According to AP News, among the most significant proposals is a plan to roll back wage protections for home health care workers, which could allow agencies to pay approximately 3.7 million workers below the federal minimum wage and exempt them from overtime. The department argues that the move could lower labor costs and expand access to affordable care, while critics warn it would disproportionately harm women and people of color who dominate this workforce.
“Before those [Obama-era] regulations, it was very common for home care workers to work 50, 60 and maybe even more hours a week, without getting any overtime pay,” said Judy Conti of the National Employment Law Project.
The proposals also take aim at worker safety protections. One rollback would remove a requirement for adequate lighting at construction sites, despite concerns from labor advocates about injury risks. Additional changes would curtail the authority of Mine Safety and Health Administration officials to demand improvements in ventilation and safety training. Rebecca Reindel of the AFL-CIO warned that the package of changes could worsen already dangerous conditions.
“People are at very great risk of dying on the job already… This is something that is only going to make the problem worse,” she explained.

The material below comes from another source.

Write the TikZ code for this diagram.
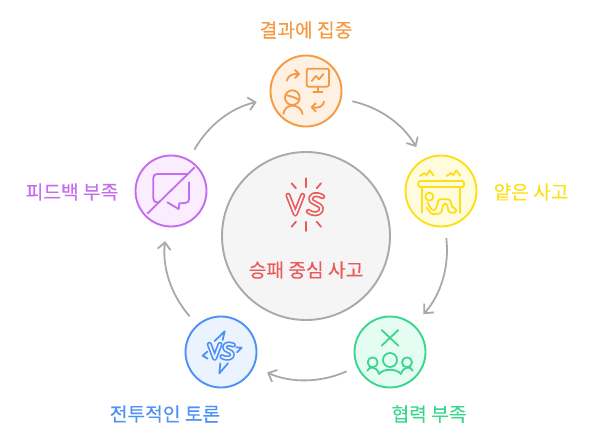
\documentclass[tikz,border=0pt]{standalone}
\usepackage{fontspec}
\setmainfont[FakeBold=0.25]{Noto Sans CJK KR}
\usetikzlibrary{arrows.meta}
\definecolor{orangeline}{HTML}{F59A42}
\definecolor{orangefill}{HTML}{FEF0E3}
\definecolor{yellowline}{HTML}{FBE018}
\definecolor{yellowfill}{HTML}{FFFBDD}
\definecolor{greenline}{HTML}{3BD68E}
\definecolor{greenfill}{HTML}{E4FCF1}
\definecolor{blueline}{HTML}{4E90F8}
\definecolor{bluefill}{HTML}{EBF3FE}
\definecolor{purpleline}{HTML}{C56CF0}
\definecolor{purplefill}{HTML}{F9EDFE}
\definecolor{redline}{HTML}{EA5A5A}
\definecolor{greyline}{HTML}{A9A9A9}
\tikzset{
  stage/.style={circle, draw=#1line, fill=#1fill, line width=1.9pt, minimum size=71pt, inner sep=0pt},
  label/.style={text=#1line, font=\fontsize{19.2}{21}\selectfont},
  flow/.style={draw=greyline, line width=1.8pt, -{Straight Barb[length=7pt,width=13pt]}, bend left=24, shorten >=14pt, shorten <=11pt},
  icon/.style={line width=1.8pt, line cap=round, line join=round},
  zoomed/.style 2 args={shift={(#1,#2)}, x=.3333pt, y=-.3333pt},
  vsmark/.style={line width=1.7pt, line cap=round, line join=round, draw=#1line, double distance=1.8pt}
}
\begin{document}
\begin{tikzpicture}
  [x=1pt, y=-1pt]
  \useasboundingbox (0,0) rectangle (600,445);

  \node [name=core, circle, draw=greyline, fill=black!4, line width=1.9pt, minimum size=168pt, inner sep=0pt] at (306,236) {};
  \node [name=result, stage=orange] at (306,91) {};
  \node [name=shallow, stage=yellow] at (441,191) {};
  \node [name=teamwork, stage=green] at (390,352) {};
  \node [name=debate, stage=blue] at (221,352) {};
  \node [name=feedback, stage=purple] at (171,191) {};

  \node [name=coretext, label=red] at (306,270) {승패 중심 사고};
  \node [name=resulttext, label=orange] at (306,30) {결과에 집중};
  \node [name=shallowtext, label=yellow] at (531,192) {얕은 사고};
  \node [name=teamworktext, label=green] at (429,414) {협력 부족};
  \node [name=debatetext, label=blue] at (165,414) {전투적인 토론};
  \node [name=feedbacktext, label=purple] at (72,192) {피드백 부족};

  \path (result) edge [flow] (shallow)
        (shallow) edge [flow] (teamwork)
        (teamwork) edge [flow] (debate)
        (debate) edge [flow] (feedback)
        (feedback) edge [flow] (result);

  % result icon
  \begin{scope}[zoomed={250}{10}, icon, draw=orangeline]
    \draw [rounded corners=2pt] (170,176) rectangle (237,230);
    \draw (203,230) -- (203,246) (190,247) -- (217,247);
    \draw (185,213) -- (198,198) -- (207,208) -- (220,192);
    \draw (110,212) .. controls (115,195) and (130,190) .. (147,192);
    \draw (135,180) -- (147,192) -- (135,204);
    \draw (127,263) circle [radius=22];
    \draw (107,255) .. controls (120,258) and (135,262) .. (148,270);
    \draw (100,312) .. controls (103,295) and (115,287) .. (127,287) .. controls (140,287) and (155,295) .. (158,312);
    \draw (222,275) .. controls (220,290) and (205,296) .. (185,292);
    \draw (197,280) -- (185,292) -- (197,304);
  \end{scope}

  % shallow icon
  \begin{scope}[zoomed={395}{145}, icon, draw=yellowline]
    \draw [rounded corners=1.5pt] (70,108) rectangle (207,126);
    \draw (80,126) -- (80,203) (195,126) -- (195,203);
    \draw (75,93) -- (88,84) -- (95,90) -- (104,76) -- (116,92);
    \draw (155,93) -- (168,84) -- (175,90) -- (184,76) -- (196,92);
    \draw (103,155) circle [radius=12];
    \draw [rounded corners=1.5pt] (97,172) -- (112,197) -- (122,194) -- (131,163) -- (165,163) -- (172,188) -- (183,190) -- (183,203) -- (162,203) -- (155,176) -- (146,176) -- (138,205) -- (110,208) -- (95,188);
  \end{scope}

  % teamwork icon
  \begin{scope}[zoomed={345}{305}, icon, draw=greenline]
    \draw (110,75) -- (160,122) (160,75) -- (110,122);
    \draw (135,165) circle [radius=21];
    \draw (83,172) circle [radius=15];
    \draw (186,172) circle [radius=15];
    \draw (67,197) .. controls (72,183) and (95,183) .. (102,207);
    \draw (102,207) .. controls (115,190) and (155,190) .. (168,207);
    \draw (168,207) .. controls (175,183) and (198,183) .. (203,197);
  \end{scope}

  % debate icon
  \begin{scope}[zoomed={176}{305}, icon, draw=blueline]
    \draw (116,108) -- (146,79) -- (140,105);
    \draw (133,175) -- (130,205) -- (156,175);
    \draw (94,140) -- (80,152) -- (95,161);
    \draw (181,127) -- (197,128) -- (183,142);
    \draw [vsmark=blue, double=bluefill] (100,118) -- (116,160) -- (132,118);
    \draw [vsmark=blue, double=bluefill] (172,120) .. controls (155,112) and (140,120) .. (148,133) .. controls (160,140) and (175,142) .. (167,155) .. controls (160,162) and (145,160) .. (138,155);
  \end{scope}

  % feedback icon
  \begin{scope}[zoomed={125}{145}, icon, draw=purpleline]
    \draw (185,87) -- (97,87) .. controls (89,87) and (85,91) .. (85,99) -- (85,160) .. controls (85,168) and (89,172) .. (97,172) -- (100,172);
    \draw (192,112) -- (192,160) .. controls (192,170) and (188,174) .. (180,174) -- (163,175) -- (161,192) -- (127,172);
    \draw (68,205) -- (208,68);
  \end{scope}

  % core icon
  \begin{scope}[zoomed={260}{170}, icon, draw=redline]
    \draw (138,25) -- (138,52) (95,40) -- (108,55) (183,40) -- (170,55);
    \draw (138,155) -- (138,183) (108,155) -- (95,170) (170,155) -- (183,170);
    \draw [vsmark=red, double=black!4] (84,76) -- (106,132) -- (128,76);
    \draw [vsmark=red, double=black!4] (188,80) .. controls (165,66) and (145,78) .. (155,94) .. controls (170,104) and (190,106) .. (183,122) .. controls (175,136) and (155,132) .. (145,124);
  \end{scope}
\end{tikzpicture}
\end{document}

Further deregulation would affect protections for migrant farmworkers with H-2A visas. The Labor Department wants to reverse rules mandating seat belts in employer-provided transportation and protections against retaliation for filing complaints or cooperating in investigations, which would silence workers who are already vulnerable to exploitation due to their visa status.

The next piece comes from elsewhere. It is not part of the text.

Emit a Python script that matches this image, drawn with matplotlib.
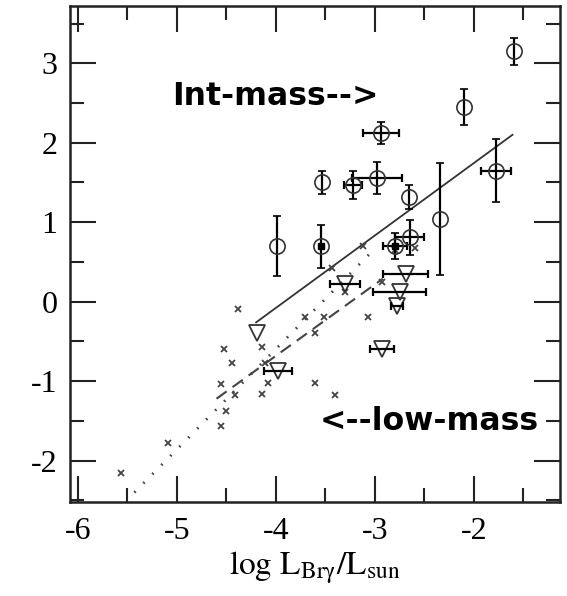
import matplotlib
matplotlib.use("Agg")
import matplotlib.pyplot as plt
import numpy as np

# open circles with error bars (intermediate-mass sources)
circ_x = [-1.59, -2.10, -2.94, -1.78, -3.53, -3.22, -2.98, -2.66, -2.34, -2.65, -2.80, -3.99, -3.54]
circ_y = [3.15, 2.45, 2.12, 1.65, 1.50, 1.47, 1.56, 1.32, 1.04, 0.81, 0.70, 0.70, 0.70]
circ_xerr = [0.0, 0.0, 0.18, 0.15, 0.0, 0.09, 0.25, 0.0, 0.0, 0.15, 0.12, 0.0, 0.0]
circ_yerr = [0.17, 0.23, 0.14, 0.40, 0.15, 0.18, 0.20, 0.15, 0.70, 0.22, 0.16, 0.38, 0.27]
filled_x = [-2.80, -3.54]
filled_y = [0.70, 0.70]

# open triangles (upper limits) with horizontal bars
tri_x = [-4.19, -3.98, -3.30, -2.69, -2.75, -2.78, -2.93]
tri_y = [-0.39, -0.87, 0.22, 0.35, 0.12, -0.05, -0.59]
tri_xerr = [0.0, 0.14, 0.15, 0.23, 0.27, 0.06, 0.12]

# small crosses (low-mass sources)
cross_x = [-5.56, -5.09, -4.55, -4.50, -4.41, -4.55, -4.14, -4.08, -3.61, -3.40,
           -4.44, -4.11, -4.52, -4.14, -4.38, -3.71, -3.61, -3.51, -3.07, -3.30,
           -2.93, -3.43, -3.12, -2.60, -2.80]
cross_y = [-2.15, -1.78, -1.57, -1.38, -1.17, -1.04, -1.16, -1.02, -1.02, -1.17,
           -0.77, -0.77, -0.60, -0.57, -0.09, -0.19, -0.39, -0.19, -0.19, 0.12,
           0.25, 0.43, 0.70, 0.68, 0.65]

# fitted relations
solid_x = [-4.20, -1.61]
solid_y = [-0.26, 2.10]
dotted_x = [-5.43, -3.03]
dotted_y = [-2.40, 0.63]
dashed_x = [-4.60, -2.92]
dashed_y = [-1.22, 0.29]

plt.rcParams["mathtext.fontset"] = "stix"
plt.rcParams["axes.unicode_minus"] = False

fig = plt.figure(figsize=(5.67, 5.96), dpi=100)
ax = fig.add_axes([0.1235, 0.1577, 0.8642, 0.8322])

ax.plot(solid_x, solid_y, "-", color="#333333", lw=1.3)
ax.plot(dotted_x, dotted_y, color="#444444", lw=2.0, dashes=(0.6, 4))
ax.plot(dashed_x, dashed_y, color="#444444", lw=1.5, dashes=(6, 3.5))

ax.plot(cross_x, cross_y, "x", color="#444444", ms=5, mew=1.3)

# circles
ax.errorbar(circ_x, circ_y, yerr=circ_yerr, fmt="o", mfc="none", mec="#333333",
            mew=1.2, ms=11, ecolor="k", elinewidth=1.6, capsize=3, capthick=1.6)
cx = [x for x, e in zip(circ_x, circ_xerr) if e > 0]
cy = [y for y, e in zip(circ_y, circ_xerr) if e > 0]
ce = [e for e in circ_xerr if e > 0]
ax.errorbar(cx, cy, xerr=ce, fmt="none", ecolor="k", elinewidth=1.6, capsize=3, capthick=1.6)
ax.plot(filled_x, filled_y, "s", color="k", ms=4)

# triangles
ax.plot(tri_x, tri_y, "v", mfc="none", mec="#333333", mew=1.3, ms=11)
tx = [x for x, e in zip(tri_x, tri_xerr) if e > 0]
ty = [y for y, e in zip(tri_y, tri_xerr) if e > 0]
te = [e for e in tri_xerr if e > 0]
ax.errorbar(tx, ty, xerr=te, fmt="none", ecolor="k", elinewidth=1.6, capsize=3, capthick=1.6)

ax.text(-5.05, 2.48, "Int-mass-->", fontsize=22.7, fontweight="bold",
        family="DejaVu Sans", ha="left", va="baseline")
ax.text(-3.56, -1.62, "<--low-mass", fontsize=22.7, fontweight="bold",
        family="DejaVu Sans", ha="left", va="baseline")

ax.set_xlim(-6.08, -1.13)
ax.set_ylim(-2.52, 3.72)
ax.set_xticks([-6, -5, -4, -3, -2])
ax.set_xticks(np.arange(-6, -1, 0.5), minor=True)
ax.set_yticks([-2, -1, 0, 1, 2, 3])
ax.set_yticks(np.arange(-2.5, 3.75, 0.5), minor=True)

for s in ax.spines.values():
    s.set_linewidth(1.8)
    s.set_color("#222222")

ax.tick_params(which="both", direction="in", top=True, right=True, color="#222222")
ax.tick_params(which="major", length=19, width=1.5)
ax.tick_params(which="minor", length=10, width=1.5)
ax.tick_params(axis="x", which="major", pad=11)
ax.tick_params(axis="y", which="major", pad=9)
for lab in ax.get_xticklabels() + ax.get_yticklabels():
    lab.set_family("Liberation Serif")
    lab.set_fontsize(23)

ax.set_xlabel(r"$\mathrm{log\ L_{Br\gamma}/L_{sun}}$", fontsize=24, labelpad=2)

fig.savefig("out.png", dpi=100)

In a move that could have implications across the entertainment, sports, and media industries, the department also seeks to limit OSHA’s ability to penalize employers for injuries sustained during inherently risky professional activities. The rule, if approved, would prevent enforcement against unsafe conditions in jobs such as movie stunts or live animal shows.
The proposals are now open for public comment and must go through multiple steps before implementation, but they signal a major shift in the federal government’s approach to workplace oversight.